The sleeve describes Drugs as containing "the newest dimensions of electronic sounds. Dramatic underscores for all problems of today's life and society, at the border between reality and delusion." That's pretty spot-on. The fast moving "Euphoria" is an incredible, unignorable opener. It's loaded with disorientating effects and really needs to be heard to be believed. It's followed by the gorgeous "Soft Hallucinations", containing quiet, meditative and beautiful sounds - as the title suggests. One listen and you'll want to live in the warm embrace of this beatless, harmonic gem. Sinister squelchy synth stabs don't distract from the sheer beauty of the track's main (gentle) thrust. They only serve to elevate its trippy magic.

Next up, "Sky Move"'s agitated and repetitive rhythm makes it an intense listen but with a broad melody that will appeal to many. "Destroyed Dreams" utilises a muffled church organ and it sounds heavenly to begin with but it gradually invites increasingly distorted elements. Yes, you've had trips like this, we're pretty certain. Mental! Talking of bad trips, never have they sounded so good as "Horror Trip"; this fractured drama-synth just needs some some dusty beats to hold it up - get involved.

"Floating Illusions" almost sounds like a beatless Spiritualized bomb from the early-mid 90s; melodic, synthy, church organ-drenched. The mournful, dramatic "Lost Chance" pulses along on a bed of acidy synths whilst "The Morning After" is the sonic equivalent of the extreme fear and doom experienced in the aftermath of the previous night's carnage. Whilst somewhat uncomfortable listening, again, it's pretty compelling thanks to the myriad effects being expertly utilised. Fascinating. The sprawling, fragmented "Random Thoughts" is described as containing "confused melody phrases" - yeah, pretty much sums this one up.

The B-Side is ushered in by "Heroin" and it's as sketchy as you might think, all mysterious minor chords with a dominating - but not overbearing - bass refrain. Next up, the dream-like synthy fanfare of "Night Trip" climaxes after a few minutes of dramatic, ecclesiastical sounds whilst "Day Trip" layers its melody over a repetitive rhythmic base.

Next up, one of the *REAL* highlights makes itself known. Absolutely not to be missed, "Dealer's Corner" is all shifting tenors from quiet to hectic and back around again. The hectic parts are like a totally synthed-out-the-eyeballs jazz-funk collective wigging out with the latest electronic toys from 1980. This one totally SMOKES.

The dramatic "Sad And Hopeless" is appositely replete with dissonant, minor church-organ chords whilst "Riding Pegasus" uses a creepy ostinato bass melody to create irrational bleepy menace that's ripe for sampling. The penultimate track, "Hopeless Chaos" is another disorientating trip, a bleepy confection of sounds and phrases whilst closer "Goin' Mad" is all electronic percussion with an unpleasant rhthymic feel and irritating melody. Music to annoy your partner with!

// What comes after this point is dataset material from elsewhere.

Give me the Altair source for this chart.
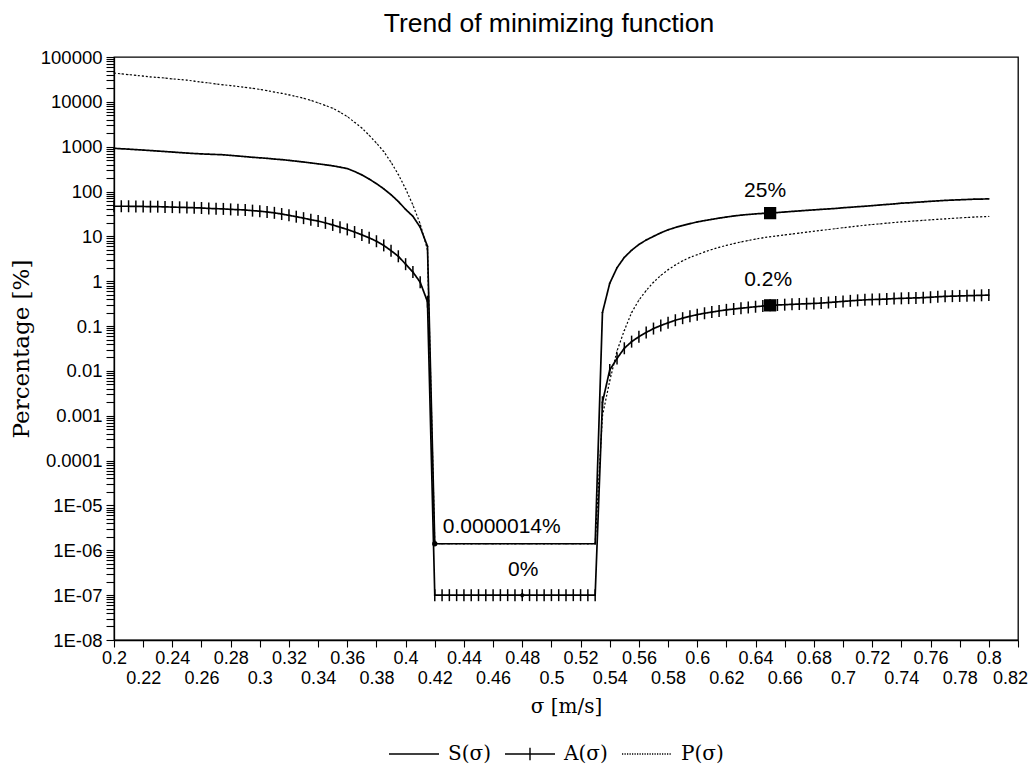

Established in Munich in 1965 by Gerard and Rotheide Narholz, Sonoton introduced library music to Germany. Initially intended to cater to the country's new TV market, the library also provided an avenue for Gerhard Narholz's astonishing musical prolificacy, and soon became a haven for a wide range of European composers and musicians. In 1969, Sonoton struck a deal with the British label Berry Music for international publishing rights, exposing its catalog to a worldwide audience; when Berry was bought out by EMI in 1973, Sonoton transitioned into a full-fledged international label, with successes in the library and commercial fields and many innovations to its credit. Now a worldwide operation with hundreds of producers and composers under its employ, Sonoton nonetheless remains an independently run business still helmed by its founders - a remarkable achievement in an era when nearly every other major library has been absorbed by a multinational conglomerate.

The audio for Drugs has been remastered by Be With regular Simon Francis, ensuring this release sounds better than ever. Cicely Balston's expert skills have made sure nothing is lost in the cut whilst the original, iconic sleeve has been restored here at Be With HQ as the finishing touch to this long overdue re-issue.